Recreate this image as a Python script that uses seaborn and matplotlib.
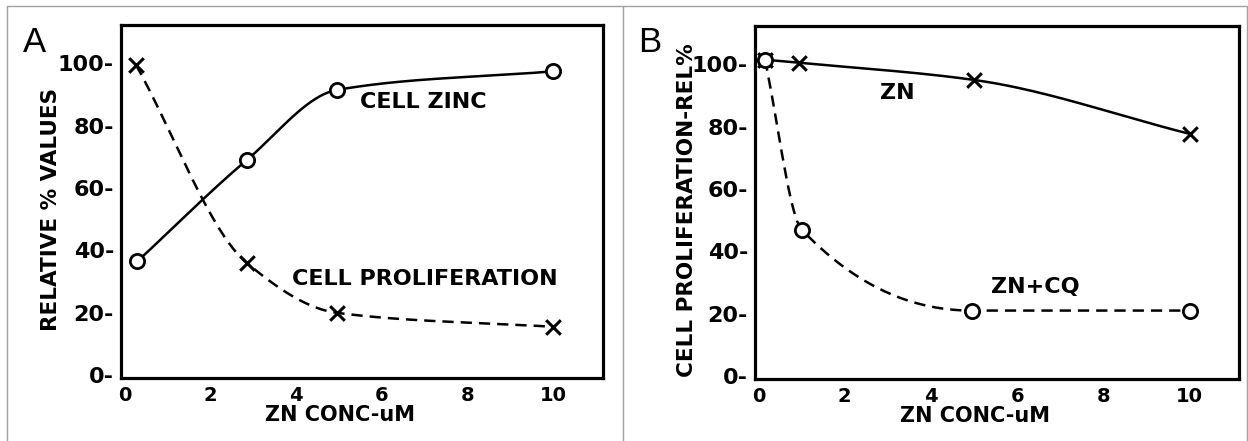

* * *

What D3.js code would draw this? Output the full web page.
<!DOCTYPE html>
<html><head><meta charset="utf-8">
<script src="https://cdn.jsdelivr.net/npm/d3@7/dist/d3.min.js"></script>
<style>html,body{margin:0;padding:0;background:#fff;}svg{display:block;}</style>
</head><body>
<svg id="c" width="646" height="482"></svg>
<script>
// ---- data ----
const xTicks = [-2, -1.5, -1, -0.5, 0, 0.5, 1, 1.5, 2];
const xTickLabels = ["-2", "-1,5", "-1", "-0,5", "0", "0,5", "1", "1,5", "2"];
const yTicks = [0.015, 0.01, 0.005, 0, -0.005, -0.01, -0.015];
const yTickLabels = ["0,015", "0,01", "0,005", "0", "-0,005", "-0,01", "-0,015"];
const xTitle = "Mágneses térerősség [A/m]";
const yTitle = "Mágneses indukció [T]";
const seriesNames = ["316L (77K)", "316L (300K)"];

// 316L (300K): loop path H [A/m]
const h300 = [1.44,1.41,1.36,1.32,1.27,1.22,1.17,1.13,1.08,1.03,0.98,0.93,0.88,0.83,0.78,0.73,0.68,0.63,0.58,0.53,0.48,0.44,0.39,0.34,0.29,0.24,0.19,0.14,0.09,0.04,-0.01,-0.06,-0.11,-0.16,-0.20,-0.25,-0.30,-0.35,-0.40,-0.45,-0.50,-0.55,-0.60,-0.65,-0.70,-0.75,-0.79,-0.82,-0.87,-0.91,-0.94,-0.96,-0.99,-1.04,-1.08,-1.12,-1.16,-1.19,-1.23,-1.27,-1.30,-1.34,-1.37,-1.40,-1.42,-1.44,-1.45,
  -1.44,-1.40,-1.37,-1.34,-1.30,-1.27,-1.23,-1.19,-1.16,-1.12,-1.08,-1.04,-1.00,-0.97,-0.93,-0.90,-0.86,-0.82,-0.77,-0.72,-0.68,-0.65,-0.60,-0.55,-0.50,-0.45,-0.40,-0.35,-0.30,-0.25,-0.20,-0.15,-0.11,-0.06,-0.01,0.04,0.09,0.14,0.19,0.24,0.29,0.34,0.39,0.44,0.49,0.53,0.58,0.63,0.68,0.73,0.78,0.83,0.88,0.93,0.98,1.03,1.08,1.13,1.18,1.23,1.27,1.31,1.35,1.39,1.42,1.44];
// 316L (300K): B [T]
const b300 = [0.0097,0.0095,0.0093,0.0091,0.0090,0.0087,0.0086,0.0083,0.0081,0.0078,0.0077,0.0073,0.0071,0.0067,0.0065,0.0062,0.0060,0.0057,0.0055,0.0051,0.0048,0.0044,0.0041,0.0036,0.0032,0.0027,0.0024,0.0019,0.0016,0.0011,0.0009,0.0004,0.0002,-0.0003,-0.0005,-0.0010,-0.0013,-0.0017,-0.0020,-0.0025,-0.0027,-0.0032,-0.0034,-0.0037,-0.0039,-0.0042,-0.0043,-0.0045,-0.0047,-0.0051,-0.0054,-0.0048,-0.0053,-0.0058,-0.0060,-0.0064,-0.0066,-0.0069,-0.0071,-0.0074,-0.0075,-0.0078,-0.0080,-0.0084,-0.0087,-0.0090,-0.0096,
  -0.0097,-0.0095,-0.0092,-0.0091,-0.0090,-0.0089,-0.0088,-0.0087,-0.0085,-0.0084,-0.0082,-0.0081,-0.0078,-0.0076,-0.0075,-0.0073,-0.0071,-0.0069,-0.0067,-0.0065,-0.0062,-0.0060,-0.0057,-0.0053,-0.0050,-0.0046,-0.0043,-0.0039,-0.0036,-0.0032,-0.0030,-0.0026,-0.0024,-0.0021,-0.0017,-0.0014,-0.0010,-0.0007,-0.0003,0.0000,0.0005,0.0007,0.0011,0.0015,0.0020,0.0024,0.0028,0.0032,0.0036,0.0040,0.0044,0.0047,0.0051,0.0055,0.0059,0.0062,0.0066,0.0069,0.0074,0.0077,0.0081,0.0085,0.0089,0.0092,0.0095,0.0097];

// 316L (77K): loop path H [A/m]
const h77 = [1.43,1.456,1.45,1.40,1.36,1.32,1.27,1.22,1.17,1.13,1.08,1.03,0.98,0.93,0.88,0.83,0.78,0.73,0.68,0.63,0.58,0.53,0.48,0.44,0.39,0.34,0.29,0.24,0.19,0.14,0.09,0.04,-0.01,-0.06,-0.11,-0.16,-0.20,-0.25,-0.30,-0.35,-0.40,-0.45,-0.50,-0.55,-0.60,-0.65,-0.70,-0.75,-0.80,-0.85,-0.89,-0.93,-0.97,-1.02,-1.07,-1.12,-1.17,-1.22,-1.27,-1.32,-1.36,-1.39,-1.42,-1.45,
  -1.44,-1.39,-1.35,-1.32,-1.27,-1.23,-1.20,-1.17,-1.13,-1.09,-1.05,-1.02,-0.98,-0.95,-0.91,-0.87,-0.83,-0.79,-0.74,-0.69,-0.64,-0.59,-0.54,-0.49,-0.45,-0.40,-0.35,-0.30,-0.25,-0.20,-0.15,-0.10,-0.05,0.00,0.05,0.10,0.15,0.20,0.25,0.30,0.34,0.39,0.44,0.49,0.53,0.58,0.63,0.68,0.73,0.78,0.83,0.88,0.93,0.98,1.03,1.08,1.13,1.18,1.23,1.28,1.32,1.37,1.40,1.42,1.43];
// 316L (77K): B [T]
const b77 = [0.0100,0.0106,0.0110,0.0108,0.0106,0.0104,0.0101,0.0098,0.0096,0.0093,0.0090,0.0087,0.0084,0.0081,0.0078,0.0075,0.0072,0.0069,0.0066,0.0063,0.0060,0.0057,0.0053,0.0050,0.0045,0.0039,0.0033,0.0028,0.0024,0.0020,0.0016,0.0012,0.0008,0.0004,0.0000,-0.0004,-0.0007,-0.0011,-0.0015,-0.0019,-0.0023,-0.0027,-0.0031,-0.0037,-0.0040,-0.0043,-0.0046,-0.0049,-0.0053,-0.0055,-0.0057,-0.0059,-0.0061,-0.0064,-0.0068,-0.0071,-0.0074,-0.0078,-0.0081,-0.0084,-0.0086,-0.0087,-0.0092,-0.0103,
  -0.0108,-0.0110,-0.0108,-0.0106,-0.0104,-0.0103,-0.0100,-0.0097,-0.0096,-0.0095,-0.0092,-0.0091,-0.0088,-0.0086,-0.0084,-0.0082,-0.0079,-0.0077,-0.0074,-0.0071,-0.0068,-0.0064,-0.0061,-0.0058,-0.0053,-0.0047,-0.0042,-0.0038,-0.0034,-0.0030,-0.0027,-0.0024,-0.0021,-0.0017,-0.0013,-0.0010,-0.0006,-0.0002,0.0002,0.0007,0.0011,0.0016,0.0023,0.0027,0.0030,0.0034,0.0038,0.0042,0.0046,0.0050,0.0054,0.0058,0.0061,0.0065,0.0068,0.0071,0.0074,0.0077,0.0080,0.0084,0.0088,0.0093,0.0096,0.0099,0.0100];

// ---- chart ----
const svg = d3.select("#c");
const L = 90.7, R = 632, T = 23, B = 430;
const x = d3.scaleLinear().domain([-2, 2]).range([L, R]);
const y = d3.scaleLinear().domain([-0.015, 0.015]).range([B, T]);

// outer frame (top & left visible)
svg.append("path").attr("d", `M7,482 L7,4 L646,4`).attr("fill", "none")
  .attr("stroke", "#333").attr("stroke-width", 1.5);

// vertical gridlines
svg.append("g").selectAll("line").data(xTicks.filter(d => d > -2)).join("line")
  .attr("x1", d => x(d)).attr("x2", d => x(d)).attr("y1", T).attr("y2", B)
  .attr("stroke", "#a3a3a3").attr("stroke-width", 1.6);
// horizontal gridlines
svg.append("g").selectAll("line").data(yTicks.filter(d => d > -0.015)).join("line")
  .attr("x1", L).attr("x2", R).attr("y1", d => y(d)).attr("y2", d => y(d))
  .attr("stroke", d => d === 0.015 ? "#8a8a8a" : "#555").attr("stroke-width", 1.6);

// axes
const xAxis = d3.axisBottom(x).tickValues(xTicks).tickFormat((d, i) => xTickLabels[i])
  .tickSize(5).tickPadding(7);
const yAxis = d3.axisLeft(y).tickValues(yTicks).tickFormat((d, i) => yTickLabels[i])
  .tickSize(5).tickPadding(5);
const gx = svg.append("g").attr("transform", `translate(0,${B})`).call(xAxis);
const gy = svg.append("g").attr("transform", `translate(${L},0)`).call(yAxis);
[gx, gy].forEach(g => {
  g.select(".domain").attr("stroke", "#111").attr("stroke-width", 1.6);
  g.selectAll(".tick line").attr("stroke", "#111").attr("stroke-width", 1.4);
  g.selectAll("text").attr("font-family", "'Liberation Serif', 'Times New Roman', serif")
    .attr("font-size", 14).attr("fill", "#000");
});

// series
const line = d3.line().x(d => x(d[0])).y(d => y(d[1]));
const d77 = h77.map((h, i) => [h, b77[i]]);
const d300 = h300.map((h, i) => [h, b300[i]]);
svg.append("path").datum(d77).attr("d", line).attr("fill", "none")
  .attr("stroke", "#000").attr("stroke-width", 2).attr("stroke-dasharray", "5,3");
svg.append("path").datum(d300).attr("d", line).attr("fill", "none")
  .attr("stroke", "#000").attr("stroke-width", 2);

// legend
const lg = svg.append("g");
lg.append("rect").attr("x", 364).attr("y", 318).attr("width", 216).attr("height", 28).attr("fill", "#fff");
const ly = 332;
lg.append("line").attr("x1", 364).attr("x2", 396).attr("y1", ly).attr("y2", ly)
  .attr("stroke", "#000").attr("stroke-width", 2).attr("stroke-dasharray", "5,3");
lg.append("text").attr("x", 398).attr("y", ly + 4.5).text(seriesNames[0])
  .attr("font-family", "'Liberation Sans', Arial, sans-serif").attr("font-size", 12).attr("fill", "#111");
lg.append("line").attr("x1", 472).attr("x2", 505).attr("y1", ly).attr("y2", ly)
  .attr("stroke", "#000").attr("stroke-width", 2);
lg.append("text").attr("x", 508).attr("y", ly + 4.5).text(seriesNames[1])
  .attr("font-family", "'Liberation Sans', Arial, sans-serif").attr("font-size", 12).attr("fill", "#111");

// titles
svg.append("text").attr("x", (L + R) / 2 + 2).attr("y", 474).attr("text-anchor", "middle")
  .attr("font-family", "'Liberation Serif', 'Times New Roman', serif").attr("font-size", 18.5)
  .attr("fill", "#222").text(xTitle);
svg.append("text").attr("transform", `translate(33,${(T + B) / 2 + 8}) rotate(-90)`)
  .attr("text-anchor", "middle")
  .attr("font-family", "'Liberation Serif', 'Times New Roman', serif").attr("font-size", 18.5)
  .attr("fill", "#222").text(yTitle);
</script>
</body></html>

- _Brief_
Only a number is expected here: the count of lines in the listing that hold the string "script".

- _Response below_
4